The Board, the body that originally assessed the penalty against the Fund, evidently found the following chronology of incompetence as striking as I do: “On 12/14/89, a hearing was held .... The Applicant, his attorney, and a representative for the Uninsured Employers Fund signed and submitted Stipulations With Request for Award . . . . [f] The Stipulations With Request for Award were reviewed and approved by Workers’ Compensation Judge James M. Bass on 12/14/89. Copies of the Award . . . [were] served by hand on . . .the representative of the Uninsured Employers Fund at the hearing. [j[] On 1/2/90 and 1/24/90, Applicant’s Counsel wrote to the Uninsured Employers Fund requesting compliance with the Award .... On 2/15/90, the Applicant filed a . . . Petition for Penalty alleging that the Uninsured Employers Fund had not made payment in accordance with the *404Award. . . . There was no objection or other response filed by the Uninsured Employers Fund, [ft] On 5/24/90, a hearing was held . . . [before the Board], The Applicant made an offer of proof that he had received no payments from the Uninsured Employers Fund .... The representative of the Uninsured Employers Fund noted for the record that he could not say one way or the other whether the Uninsured Employers Fund had made any payments. The parties were allowed 15 days to submit written arguments regarding the penalty issue, [ft] On 5/31/90, the Applicant submitted his written argument regarding the penalty issue. On 6/6/90, the Uninsured Employers Fund filed a motion requesting that submission of this matter be delayed so it could investigate what payments might have been made to the Applicant, [ft] The motion filed by the Uninsured Employers Fund requesting additional time to investigate what payments it might have made to the Applicant is improper and untimely. More than 5 months elapsed between the time of the Award and the penalty hearing. More than 4 months elapsed between the Applicant’s first demand for payment for Award and the penalty hearing. More than 3 months elapsed between the filing of the Applicant’s DOR/Petition for Penalty and the penalty hearing.
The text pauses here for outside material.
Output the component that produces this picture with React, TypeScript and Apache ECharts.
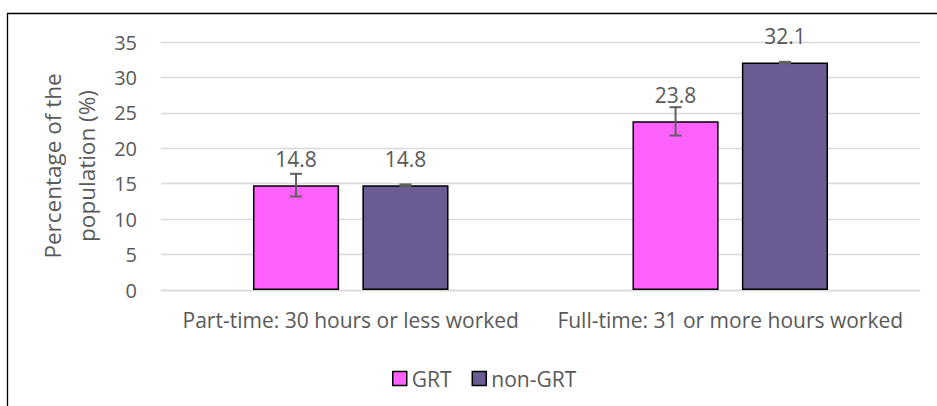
import React, { useEffect, useRef } from "react";
import * as echarts from "echarts";

const categories = ["Part-time: 30 hours or less worked", "Full-time: 31 or more hours worked"];
const grtValues = [14.8, 23.8];
const nonGrtValues = [14.8, 32.1];
const grtErrors = [1.6, 2.0];
const nonGrtErrors = [0.1, 0.1];
const seriesNames = ["GRT", "non-GRT"];
const yAxisName = "Percentage of the\npopulation (%)";

const FONT = "Open Sans";
const TEXT = "#595959";
const BAR_W = 0.227;
const BAR_GAP = 0.27;

export default function App() {
  const ref = useRef<HTMLDivElement>(null);
  useEffect(() => {
    if (!ref.current) return;
    const chart = echarts.init(ref.current, undefined, { renderer: "svg" });

    const errorSeries = (vals: number[], errs: number[], side: number, name: string) => ({
      type: "custom",
      name: name + " error",
      z: 10,
      silent: true,
      data: vals.map((v, i) => [i, v, errs[i]]),
      renderItem: (params: any, api: any) => {
        const i = api.value(0);
        const v = api.value(1);
        const e = api.value(2);
        const band = api.size([1, 0])[0];
        const bw = band * BAR_W;
        const off = (bw + bw * BAR_GAP) / 2;
        const c = api.coord([i, v]);
        const x = c[0] + side * off;
        const top = api.coord([i, v + e])[1];
        const bot = api.coord([i, v - e])[1];
        const cap = 6;
        const style = { stroke: "#5f5f5f", lineWidth: 2 };
        return {
          type: "group",
          children: [
            { type: "line", shape: { x1: x, y1: top, x2: x, y2: bot }, style },
            { type: "line", shape: { x1: x - cap, y1: top, x2: x + cap, y2: top }, style },
            { type: "line", shape: { x1: x - cap, y1: bot, x2: x + cap, y2: bot }, style },
          ],
        };
      },
    });

    const labelCfg = {
      show: true,
      position: "top",
      distance: 16,
      color: TEXT,
      fontFamily: FONT,
      fontSize: 21,
      formatter: (p: any) => p.value.toFixed(1),
    };

    chart.setOption({
      animation: false,
      textStyle: { fontFamily: FONT },
      grid: { left: 161, right: 17, top: 42, bottom: 116, containLabel: false },
      graphic: [
        { type: "line", shape: { x1: 7, y1: 13.5, x2: 937, y2: 13.5 }, style: { stroke: "#000", lineWidth: 1.3 } },
        { type: "line", shape: { x1: 7.5, y1: 13, x2: 7.5, y2: 406 }, style: { stroke: "#000", lineWidth: 1.3 } },
      ],
      legend: {
        data: seriesNames,
        left: 387,
        top: 363,
        itemWidth: 14,
        itemHeight: 14,
        itemGap: 20,
        icon: "rect",
        textStyle: { color: TEXT, fontFamily: FONT, fontSize: 21 },
        itemStyle: { borderColor: "#000", borderWidth: 1.5 },
      },
      xAxis: {
        type: "category",
        data: categories,
        axisLine: { show: true, lineStyle: { color: "#d9d9d9", width: 1.3 } },
        axisTick: { show: false },
        axisLabel: { color: TEXT, fontFamily: FONT, fontSize: 21, margin: 19, interval: 0 },
      },
      yAxis: {
        type: "value",
        min: 0,
        max: 35,
        interval: 5,
        name: yAxisName,
        nameLocation: "middle",
        nameGap: 44,
        nameRotate: 90,
        nameTextStyle: { color: TEXT, fontFamily: FONT, fontSize: 22.5, lineHeight: 34 },
        axisLine: { show: false },
        axisTick: { show: false },
        axisLabel: { color: TEXT, fontFamily: FONT, fontSize: 20, margin: 24 },
        splitLine: { lineStyle: { color: "#d9d9d9", width: 1.3 } },
      },
      series: [
        {
          type: "bar",
          name: seriesNames[0],
          data: grtValues,
          barWidth: BAR_W * 100 + "%",
          barGap: BAR_GAP * 100 + "%",
          itemStyle: { color: "#FF61FF", borderColor: "#000", borderWidth: 1.5 },
          label: labelCfg,
        },
        {
          type: "bar",
          name: seriesNames[1],
          data: nonGrtValues,
          barWidth: BAR_W * 100 + "%",
          barGap: BAR_GAP * 100 + "%",
          itemStyle: { color: "#6B5C93", borderColor: "#000", borderWidth: 1.5 },
          label: labelCfg,
        },
        errorSeries(grtValues, grtErrors, -1, seriesNames[0]),
        errorSeries(nonGrtValues, nonGrtErrors, 1, seriesNames[1]),
      ],
    });
    return () => chart.dispose();
  }, []);
  return (
    <div style={{ position: "fixed", left: 0, top: 0, width: 937, height: 406, background: "#fff" }}>
      <div ref={ref} style={{ width: 937, height: 406 }} />
    </div>
  );
}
There is no indication in the record, and there was no representation made by the representative of the Uninsured Employers Fund at the trial hearing, that the Uninsured Employers Fund had taken any steps to make payment to the Applicant or to investigate what payments . . . might have been made.”
My only hesitation about urging that a penalty should be assessed against the Fund is that the 10 percent penalty for delay may have little effect on such a torpid agency. Certainly the majority opinion will not be helpful. Hercules’s method at the Augean stables may be more to the point.
For the foregoing reasons, I would hold that the mandate of section 5814 relating to benefits to the injured worker must apply to aid employees whose payments should come promptly, subject only to the reasonableness of the efforts of the Fund. I would affirm the decision of the Court of Appeal.

All statutory references are to the Labor Code unless otherwise indicated.

Section 5814 provides: “When payment of compensation has been unreasonably delayed or refused, either prior to or subsequent to the issuance of an award, the full amount of the order, decision or award shall be increased by 10 percent. The question of delay and the reasonableness of the cause therefor shall be determined by the appeals board in accordance with the facts. Such delay or refusal shall constitute good cause under Section 5803 to rescind, alter or amend the order, decision or award for the purpose of making the increase provided for herein.”